NEW YORK – Once again, a referendum has turned a country upside down. In June, British voters decided to take their country out of the European Union; now, a narrow majority of Colombians have rejected a peace agreement with the Revolutionary Armed Forces of Colombia (FARC). Colombians have taken a leap in the dark – and perhaps a leap back into the violent abyss of never-ending war.

Populists everywhere are no doubt celebrating the outcome as another clear rebuke to self-interested elites who have “rigged” their governments against the people. And the people, they say, should have a direct voice in the important decisions affecting their lives – apparently even decisions about war and peace.

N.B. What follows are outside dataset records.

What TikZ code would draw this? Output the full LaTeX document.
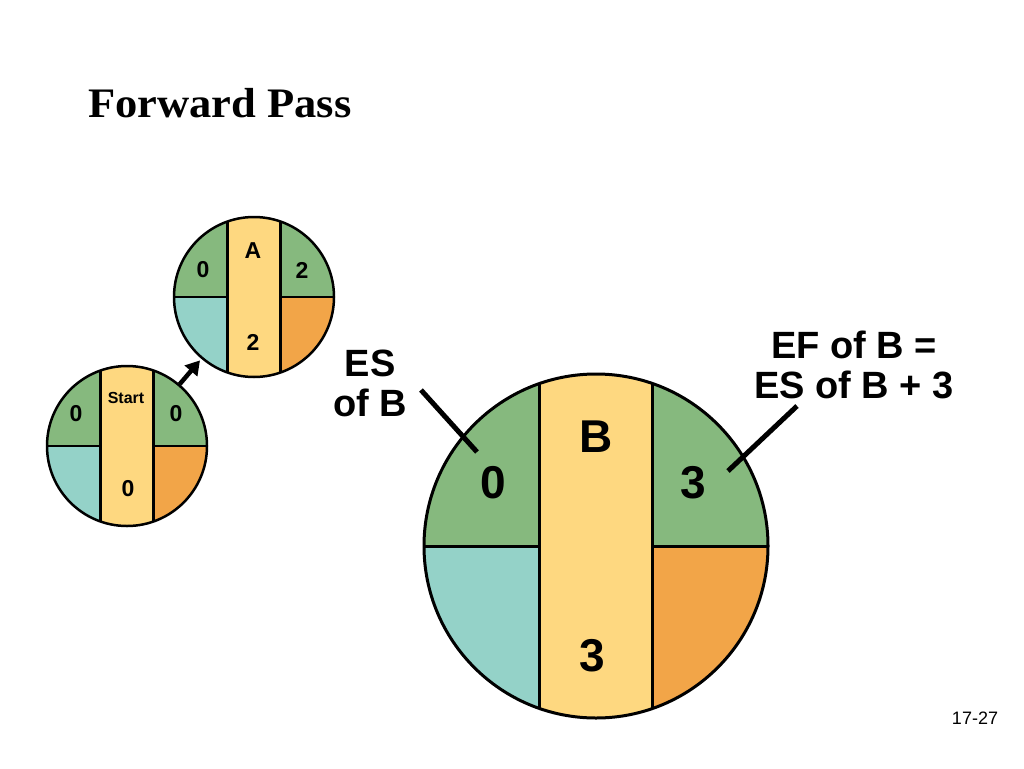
\documentclass[tikz,border=0pt]{standalone}
\usepackage{fontspec}
\setmainfont{Liberation Sans}
\newfontfamily\titlefont[FakeStretch=1.06]{Liberation Serif}
\usetikzlibrary{arrows.meta}

\definecolor{esgreen}{RGB}{134,185,126}
\definecolor{lsteal}{RGB}{148,210,200}
\definecolor{duryellow}{RGB}{254,216,128}
\definecolor{lforange}{RGB}{242,165,72}

% name, x, y, radius, half width of the middle bar, line width
\newcommand{\activitycircle}[6]{%
  \begin{scope}
    \clip (#2,#3) circle (#4pt);
    \fill[esgreen] ({#2-#4},{#3-#4}) rectangle ({#2+#4},#3);
    \fill[lsteal] ({#2-#4},#3) rectangle (#2,{#3+#4});
    \fill[lforange] (#2,#3) rectangle ({#2+#4},{#3+#4});
    \draw[line width=#6] ({#2-#4},#3) -- ({#2+#4},#3);
    \fill[duryellow] ({#2-#5},{#3-#4}) rectangle ({#2+#5},{#3+#4});
    \draw[line width=#6] ({#2-#5},{#3-#4}) -- ({#2-#5},{#3+#4});
    \draw[line width=#6] ({#2+#5},{#3-#4}) -- ({#2+#5},{#3+#4});
  \end{scope}
  \node[circle,draw,line width=#6,minimum size={2*#4pt},inner sep=0pt] (#1) at (#2,#3) {};
}

\begin{document}
\begin{tikzpicture}[x=1pt,y=-1pt,
    smallnum/.style={font=\bfseries\fontsize{23}{23}\selectfont},
    bignum/.style={font=\bfseries\fontsize{46}{46}\selectfont},
    callout/.style={font=\bfseries\fontsize{38}{40}\selectfont,align=center},
    leader/.style={line width=5pt}]
  \useasboundingbox[fill=white] (0,0) rectangle (1024,768);
  \node[anchor=west,inner sep=0pt,font=\titlefont\bfseries\fontsize{42}{42}\selectfont] (title) at (88,103) {Forward Pass};

  \activitycircle{start}{127}{446}{80}{26.5}{2.5pt}
  \activitycircle{a}{254}{297}{80}{26.5}{2.5pt}
  \activitycircle{b}{596}{546}{172}{56.5}{3pt}

  \draw
    (126,398) node[font=\bfseries\fontsize{16}{16}\selectfont] (startname){Start}
    (76,414) node[smallnum] (startes){0}
    (176,414) node[smallnum] (startef){0}
    (128,489) node[smallnum] (startdur){0}
    (253,251) node[smallnum] (aname){A}
    (203,270) node[smallnum] (aes){0}
    (302,270) node[smallnum] (aef){2}
    (253,342) node[smallnum] (adur){2}
    (596,437) node[bignum] (bname){B}
    (493,483) node[bignum] (bes){0}
    (693,483) node[bignum] (bef){3}
    (592,656) node[bignum] (bdur){3};

  \draw[-{Triangle[length=14pt,width=16pt]},line width=4.5pt,shorten >=2pt] (start) -- (a);

  \node[callout] (eslabel) at (370,383) {ES\\of B};
  \node[callout] (eflabel) at (854,365) {EF of B =\\ES of B + 3};
  \coordinate (esstart) at (421,390);
  \coordinate (esend) at (477,452);
  \coordinate (efstart) at (797,406);
  \coordinate (efend) at (728,471);
  \draw[leader] (esstart) -- (esend);
  \draw[leader] (efstart) -- (efend);

  \node[font=\fontsize{18}{18}\selectfont] (pagenum) at (975,718) {17-27};
\end{tikzpicture}
\end{document}
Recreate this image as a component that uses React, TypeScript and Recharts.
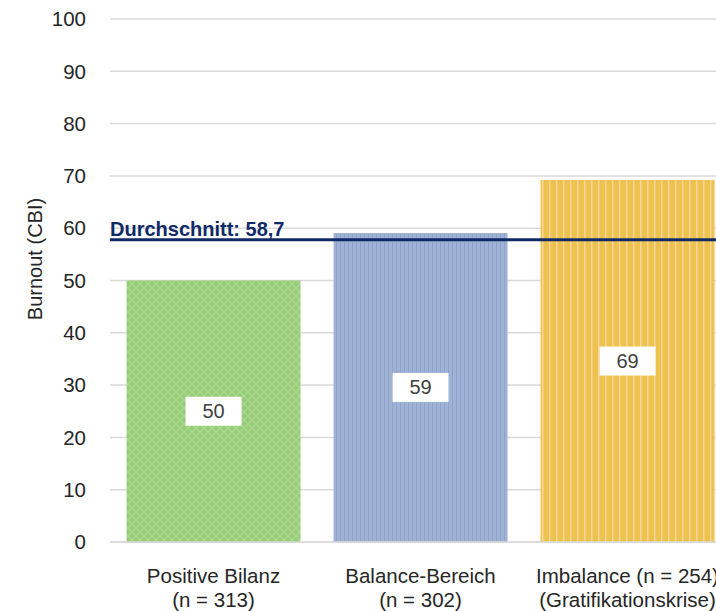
import { BarChart, Bar, XAxis, YAxis, CartesianGrid, ReferenceLine, LabelList, Cell } from 'recharts';

const categories = ['Positive Bilanz|(n = 313)', 'Balance-Bereich|(n = 302)', 'Imbalance (n = 254)|(Gratifikationskrise)'];
const burnout = [50, 59.1, 69.2];
const patternIds = ['pat-green', 'pat-blue', 'pat-orange'];
const yTicks = [0, 10, 20, 30, 40, 50, 60, 70, 80, 90, 100];
const averageLine = 57.8;
const averageText = 'Durchschnitt: 58,7';
const yTitle = 'Burnout (CBI)';

const data = categories.map((name, i) => ({ name, value: burnout[i] }));

const FONT = '"Liberation Sans", Arial, sans-serif';

function CategoryTick(props: any) {
  const { x, y, payload } = props;
  const [line1, line2] = String(payload.value).split('|');
  return (
    <text x={x} y={y} textAnchor="middle" fontSize={20.5} fontFamily={FONT} fill="#262626">
      <tspan x={x} dy={39}>{line1}</tspan>
      <tspan x={x} dy={24}>{line2}</tspan>
    </text>
  );
}

function ValueBox(props: any) {
  const { x, y, width, height, value } = props;
  const cx = x + width / 2;
  const cy = y + height / 2;
  return (
    <g>
      <rect x={cx - 28} y={cy - 14.5} width={56} height={29} fill="#ffffff" />
      <text x={cx} y={cy} textAnchor="middle" dominantBaseline="central" fontSize={20} fontFamily={FONT} fill="#404040">
        {Math.round(value)}
      </text>
    </g>
  );
}

function AverageLabel(props: any) {
  const { viewBox } = props;
  return (
    <text x={viewBox.x} y={viewBox.y - 4} fontSize={20} fontWeight="bold" fontFamily={FONT} fill="#0f2a66">
      {averageText}
    </text>
  );
}

const renderYTitle = () => (
  <text x={35} y={259} transform="rotate(-90 35 259)" textAnchor="middle" dominantBaseline="central" fontSize={20} fontFamily={FONT} fill="#262626">
    {yTitle}
  </text>
);

export default function App() {
  return (
    <div style={{ position: 'absolute', left: 0, top: 0, width: 716, height: 611, overflow: 'hidden', background: '#fff' }}>
      <BarChart
        width={740}
        height={611}
        data={data}
        margin={{ top: 19, right: 9, left: 0, bottom: 0 }}
        barCategoryGap="8%"
      >
        <defs>
          <pattern id="pat-green" width={8} height={8} patternUnits="userSpaceOnUse">
            <rect width={8} height={8} fill="#95cc74" />
            <path d="M0,0 L8,8 M8,0 L0,8" stroke="#abd891" strokeWidth={1.5} />
          </pattern>
          <pattern id="pat-blue" width={4} height={4} patternUnits="userSpaceOnUse">
            <rect width={4} height={4} fill="#a0b2d6" />
            <rect width={1} height={4} fill="#8fa2c8" />
          </pattern>
          <pattern id="pat-orange" width={7} height={7} patternUnits="userSpaceOnUse">
            <rect width={7} height={7} fill="#efc24e" />
            <rect x={3} width={1.5} height={7} fill="#f6d69b" />
          </pattern>
        </defs>
        <CartesianGrid vertical={false} stroke="#d9d9d9" strokeWidth={1.5} />
        <XAxis
          dataKey="name"
          height={69}
          tickLine={false}
          tickSize={0}
          axisLine={{ stroke: '#d9d9d9', strokeWidth: 1.5 }}
          tick={<CategoryTick />}
          interval={0}
        />
        <YAxis
          width={110}
          domain={[0, 100]}
          ticks={yTicks}
          axisLine={false}
          tickLine={false}
          tickSize={0}
          tickMargin={24}
          tick={{ fontSize: 20.5, fontFamily: FONT, fill: '#262626' }}
          label={renderYTitle}
        />
        <Bar dataKey="value" isAnimationActive={false}>
          {data.map((_, i) => (
            <Cell key={i} fill={`url(#${patternIds[i]})`} />
          ))}
          <LabelList dataKey="value" content={<ValueBox />} />
        </Bar>
        <ReferenceLine y={averageLine} stroke="#0f2a66" strokeWidth={3} label={<AverageLabel />} />
      </BarChart>
    </div>
  );
}
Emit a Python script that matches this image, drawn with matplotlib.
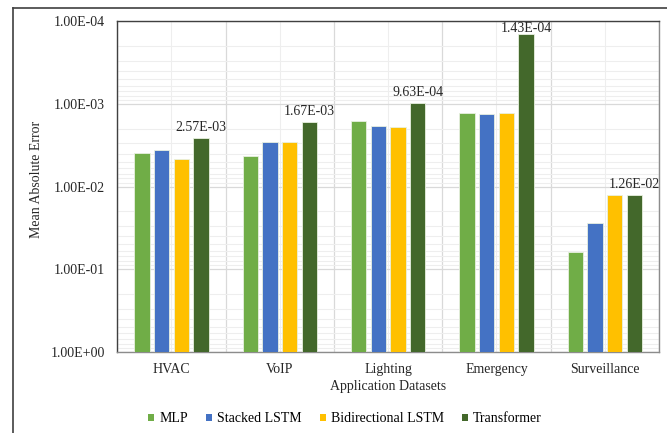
import numpy as np
import matplotlib
matplotlib.use("Agg")
import matplotlib.pyplot as plt
from matplotlib.ticker import FuncFormatter, LogLocator, FixedLocator
from matplotlib.lines import Line2D

categories = ["HVAC", "VoIP", "Lighting", "Emergency", "Surveillance"]
series_names = ["MLP", "Stacked LSTM", "Bidirectional LSTM", "Transformer"]
mlp = [3.93e-3, 4.24e-3, 1.63e-3, 1.30e-3, 6.21e-2]
stacked_lstm = [3.58e-3, 2.89e-3, 1.85e-3, 1.31e-3, 2.77e-2]
bi_lstm = [4.60e-3, 2.87e-3, 1.89e-3, 1.29e-3, 1.28e-2]
transformer = [2.57e-3, 1.67e-3, 9.63e-4, 1.43e-4, 1.26e-2]
label_texts = ["2.57E-03", "1.67E-03", "9.63E-04", "1.43E-04", "1.26E-02"]

colors = ["#70AD47", "#4472C4", "#FFC000", "#43682B"]

plt.rcParams['font.family'] = ['Liberation Serif', 'DejaVu Serif']

fig = plt.figure(figsize=(6.67, 4.33), dpi=100)
W, H = 667, 433
ax = fig.add_axes([117.3 / W, 1 - 351.7 / H, (659 - 117.3) / W, (351.7 - 21.3) / H])

x = np.arange(len(categories))
bw = 0.141
step = 0.181
data = [mlp, stacked_lstm, bi_lstm, transformer]
for i, (vals, c, name) in enumerate(zip(data, colors, series_names)):
    offs = (i - 1.5) * step
    vals = np.array(vals)
    ax.bar(x + offs, 1 - vals, bottom=vals, width=bw, color=c, label=name,
           edgecolor="#E8F0E0", linewidth=0.6, zorder=3)

ax.set_yscale("log")
ax.set_ylim(1, 1e-4)
ax.set_xlim(-0.5, len(categories) - 0.5)

# data labels above transformer bars, kept inside plot area (like Excel)
ax_h_px = 351.7 - 21.3
for xi, v, t in zip(x, transformer, label_texts):
    top_px_from_axes_top = (np.log10(v) + 4) / 4.0 * ax_h_px
    bottom_px = top_px_from_axes_top - 4
    if bottom_px - 13 < 0:
        bottom_px = 13 + 1
    y_frac = 1 - bottom_px / ax_h_px
    txt = ax.text(xi + 1.5 * step, y_frac, t, transform=ax.get_xaxis_transform(),
                  ha="center", va="bottom", fontsize=10, color="#262626", zorder=4)
    txt.set_clip_box(ax.bbox)
    txt.set_clip_on(True)

ax.yaxis.set_major_locator(LogLocator(base=10, numticks=10))
ax.yaxis.set_minor_locator(LogLocator(base=10, subs=np.arange(2, 10), numticks=20))
ax.yaxis.set_major_formatter(FuncFormatter(lambda v, p: "%.2E" % v))
ax.yaxis.set_minor_formatter(FuncFormatter(lambda v, p: ""))

ax.set_xticks(x)
ax.set_xticklabels(categories)
ax.xaxis.set_minor_locator(FixedLocator(np.arange(-0.5, len(categories), 1.0)))

ax.grid(True, which="major", axis="y", color="#D9D9D9", linewidth=0.9, zorder=0)
ax.grid(True, which="minor", axis="y", color="#EEEEEE", linewidth=0.8, zorder=0)
ax.grid(True, which="major", axis="x", color="#EEEEEE", linewidth=0.8, zorder=0)
ax.grid(True, which="minor", axis="x", color="#D9D9D9", linewidth=0.9, zorder=0)

ax.tick_params(axis="both", which="both", length=0, labelsize=10, colors="#262626")
ax.tick_params(axis="y", pad=9)
ax.tick_params(axis="x", pad=8)

for s in ["left", "top"]:
    ax.spines[s].set_color("#404040")
    ax.spines[s].set_linewidth(1.0)
for s in ["right", "bottom"]:
    ax.spines[s].set_color("#8C8C8C")
    ax.spines[s].set_linewidth(1.0)

ax.set_ylabel("Mean Absolute Error", fontsize=10, color="#262626", labelpad=3)
ax.yaxis.set_label_coords(-0.137, 0.52)
ax.set_xlabel("Application Datasets", fontsize=10, color="#262626", labelpad=3)

leg = fig.legend(loc="center", bbox_to_anchor=(345 / W, 1 - 419 / H), ncol=4,
                 frameon=False, fontsize=10, handlelength=0.45, handleheight=0.45,
                 handletextpad=0.35, columnspacing=1.3)
for h in leg.legend_handles:
    h.set_edgecolor("none")

# outer frame (partially visible)
fig.add_artist(Line2D([13 / W, 13 / W], [0, 1 - 8 / H], transform=fig.transFigure,
                      color="#404040", linewidth=1.2))
fig.add_artist(Line2D([13 / W, 1], [1 - 8 / H, 1 - 8 / H], transform=fig.transFigure,
                      color="#404040", linewidth=1.2))

fig.savefig("out.png", dpi=100)
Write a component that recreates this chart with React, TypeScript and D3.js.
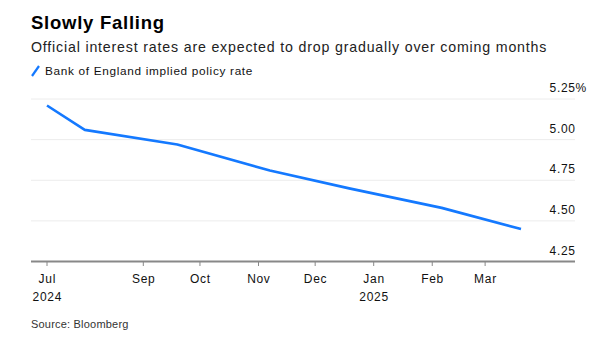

But if there really is a “democracy deficit,” as populists claim, the increased use of referendums is no cure for it. On the contrary, referendums tend to make matters far worse, and can undermine democracy itself. It’s an old story: Napoleon III, for example, used such a vote to reconstitute his elected presidency into the imperial title his uncle, Napoleon Bonaparte, had held.

After the rise of fascism and during the Cold War, the world’s democracies seemed to recognize that referendums and plebiscites are the handmaidens of autocrats seeking to concentrate power. Adolf Hitler used plebiscites in the Sudetenland and Austria to consolidate the Third Reich. And, after Hitler, Joseph Stalin used referendums to incorporate Eastern Europe into the Soviet bloc.